# Task description
Strip the pictures and reproduce the rest of the listing exactly.

# Raw data
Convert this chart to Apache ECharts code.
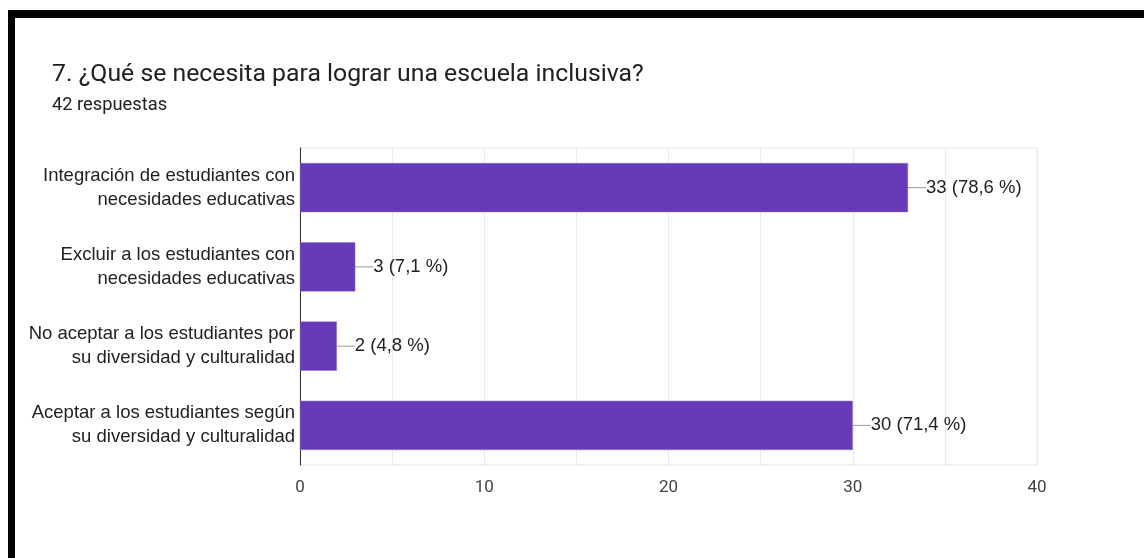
<!DOCTYPE html>
<html>
<head>
<meta charset="utf-8">
<script src="https://cdn.jsdelivr.net/npm/echarts@6/dist/echarts.min.js"></script>
<style>
html,body{margin:0;padding:0;background:#fff;}
#chart{width:1144px;height:558px;}
</style>
</head>
<body>
<div id="chart"></div>
<script>
const titleText = '7. ¿Qué se necesita para lograr una escuela inclusiva?';
const subtitleText = '42 respuestas';
const categories = [
  'Integración de estudiantes con\nnecesidades educativas',
  'Excluir a los estudiantes con\nnecesidades educativas',
  'No aceptar a los estudiantes por\nsu diversidad y culturalidad',
  'Aceptar a los estudiantes según\nsu diversidad y culturalidad'
];
const counts = [33, 3, 2, 30];
const percents = ['78,6', '7,1', '4,8', '71,4'];
const xTicks = [0, 10, 20, 30, 40];

const labelFont = '"Liberation Sans", Arial, sans-serif';
const chart = echarts.init(document.getElementById('chart'), null, {renderer: 'canvas'});
chart.setOption({
  animation: false,
  backgroundColor: '#ffffff',
  title: {
    text: titleText,
    subtext: subtitleText,
    left: 47,
    top: 57,
    itemGap: 9,
    textStyle: {fontFamily: 'Roboto', fontSize: 24.8, fontWeight: 'normal', color: '#202124'},
    subtextStyle: {fontFamily: 'Roboto', fontSize: 18.3, color: '#202124'}
  },
  graphic: [
    {type: 'rect', shape: {x: 8, y: 10, width: 1136, height: 8}, style: {fill: '#000'}, silent: true},
    {type: 'rect', shape: {x: 8, y: 10, width: 7, height: 548}, style: {fill: '#000'}, silent: true}
  ],
  grid: {
    left: 300, right: 107, top: 148, bottom: 93,
    show: true, borderColor: '#e6e6e6', borderWidth: 1
  },
  xAxis: {
    type: 'value',
    min: xTicks[0], max: xTicks[xTicks.length - 1], interval: 10,
    axisLine: {show: false},
    axisTick: {show: false},
    axisLabel: {fontFamily: 'Roboto', fontSize: 17, color: '#444', margin: 14},
    splitLine: {show: true, lineStyle: {color: '#ebebeb', width: 1}},
    minorTick: {show: false, splitNumber: 2},
    minorSplitLine: {show: true, lineStyle: {color: '#ebebeb', width: 1}}
  },
  yAxis: {
    type: 'category',
    inverse: true,
    data: categories,
    axisLine: {show: true, lineStyle: {color: '#333', width: 1}},
    axisTick: {show: false},
    axisLabel: {fontFamily: labelFont, fontSize: 18.5, color: '#222', lineHeight: 24, margin: 5, align: 'right'},
    splitLine: {show: false}
  },
  series: [{
    type: 'bar',
    data: counts,
    barCategoryGap: '38%',
    itemStyle: {color: '#673ab7', borderColor: '#8e6fd0', borderWidth: 0.5},
    label: {
      show: true,
      position: 'right',
      distance: 0,
      fontFamily: labelFont,
      fontSize: 18.5,
      color: '#222',
      formatter: p => p.value + ' (' + percents[p.dataIndex] + ' %)'
    },
    labelLayout: {dx: 18},
    labelLine: {show: true, lineStyle: {color: '#999', width: 1}}
  }]
});
</script>
</body>
</html>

# Answer to this exercise
Convert this chart to Apache ECharts code.
<!DOCTYPE html>
<html>
<head>
<meta charset="utf-8">
<script src="https://cdn.jsdelivr.net/npm/echarts@6/dist/echarts.min.js"></script>
<style>
html,body{margin:0;padding:0;background:#fff;}
#chart{width:1144px;height:558px;}
</style>
</head>
<body>
<div id="chart"></div>
<script>
const titleText = '7. ¿Qué se necesita para lograr una escuela inclusiva?';
const subtitleText = '42 respuestas';
const categories = [
  'Integración de estudiantes con\nnecesidades educativas',
  'Excluir a los estudiantes con\nnecesidades educativas',
  'No aceptar a los estudiantes por\nsu diversidad y culturalidad',
  'Aceptar a los estudiantes según\nsu diversidad y culturalidad'
];
const counts = [33, 3, 2, 30];
const percents = ['78,6', '7,1', '4,8', '71,4'];
const xTicks = [0, 10, 20, 30, 40];

const labelFont = '"Liberation Sans", Arial, sans-serif';
const chart = echarts.init(document.getElementById('chart'), null, {renderer: 'canvas'});
chart.setOption({
  animation: false,
  backgroundColor: '#ffffff',
  title: {
    text: titleText,
    subtext: subtitleText,
    left: 47,
    top: 57,
    itemGap: 9,
    textStyle: {fontFamily: 'Roboto', fontSize: 24.8, fontWeight: 'normal', color: '#202124'},
    subtextStyle: {fontFamily: 'Roboto', fontSize: 18.3, color: '#202124'}
  },
  graphic: [
    {type: 'rect', shape: {x: 8, y: 10, width: 1136, height: 8}, style: {fill: '#000'}, silent: true},
    {type: 'rect', shape: {x: 8, y: 10, width: 7, height: 548}, style: {fill: '#000'}, silent: true}
  ],
  grid: {
    left: 300, right: 107, top: 148, bottom: 93,
    show: true, borderColor: '#e6e6e6', borderWidth: 1
  },
  xAxis: {
    type: 'value',
    min: xTicks[0], max: xTicks[xTicks.length - 1], interval: 10,
    axisLine: {show: false},
    axisTick: {show: false},
    axisLabel: {fontFamily: 'Roboto', fontSize: 17, color: '#444', margin: 14},
    splitLine: {show: true, lineStyle: {color: '#ebebeb', width: 1}},
    minorTick: {show: false, splitNumber: 2},
    minorSplitLine: {show: true, lineStyle: {color: '#ebebeb', width: 1}}
  },
  yAxis: {
    type: 'category',
    inverse: true,
    data: categories,
    axisLine: {show: true, lineStyle: {color: '#333', width: 1}},
    axisTick: {show: false},
    axisLabel: {fontFamily: labelFont, fontSize: 18.5, color: '#222', lineHeight: 24, margin: 5, align: 'right'},
    splitLine: {show: false}
  },
  series: [{
    type: 'bar',
    data: counts,
    barCategoryGap: '38%',
    itemStyle: {color: '#673ab7', borderColor: '#8e6fd0', borderWidth: 0.5},
    label: {
      show: true,
      position: 'right',
      distance: 0,
      fontFamily: labelFont,
      fontSize: 18.5,
      color: '#222',
      formatter: p => p.value + ' (' + percents[p.dataIndex] + ' %)'
    },
    labelLayout: {dx: 18},
    labelLine: {show: true, lineStyle: {color: '#999', width: 1}}
  }]
});
</script>
</body>
</html>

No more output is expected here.